Szymon is incredibly talented, with a true craftsman's heart and attention to detail. We also learn about his passions for travel, family and nature.
What inspired you to walk the path of a developer?
It started a long time ago, somewhere around the mid-90s. It must have been at the time I was in kindergarten or maybe it was the beginning of the primary school when my Dad bought a COMPAQ laptop. My Dad has been running his own business for almost 30 years, and from the very beginning, he used computers for stock management, invoice printing, etc. At that time, I think he strongly believed it’s the future and I am really grateful he shared that idea with me and let me get to know computers from an early age.
Of course, it all started with playing games — Aladdin, Super Mario, Sonic, etc.
Around the year 2000, I got my own PC and a bit later, it got a connection to the Internet thanks to a 56k modem.
At that time, I also received the 'Guide to the Internet' — a book with a list of websites with descriptions of what can be found there. But then... I noticed at the end of the book a quick tutorial on how to create my own website. That’s when the magic happened.
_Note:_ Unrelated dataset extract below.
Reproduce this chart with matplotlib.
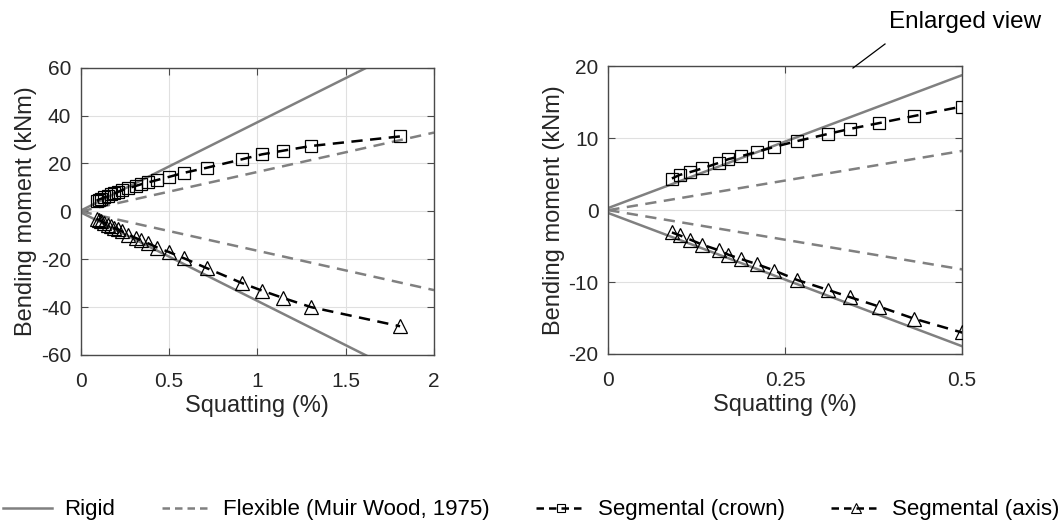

I still remember that amazing feeling when I could open my page in the same 'window' where I browsed the Internet! I felt so powerful, and that probably became my biggest motivation to become a web developer.
It all started with a simple webpage where I had shortcuts to all the pages I visit regularly — like bookmarks, but faster, because it opened as the starting page. Then I had a dozen or so personal websites, mainly in the form of blogs, with a lot of photos (scanned or from my very first Kodak digital camera).
Some of my school friends got interested too, and we created a couple of websites together. The biggest one was about PC games, where we published our own reviews and scores of many games.
Then I took part in a lot of school competitions, and while most of my friends created posters, I always tried to encourage the teachers to let me create a website instead. It worked almost every time, and I probably spent more time on the graphic details than on content itself.
I loved watching professional artists (I still do), and I spent a lot of time creating my own web designs. I was convinced that will be my future job, but at some point, I decided to give up design in favor of coding. My graphics were technically correct, but they missed this artistic bit. That’s when I decided to go full force into web development.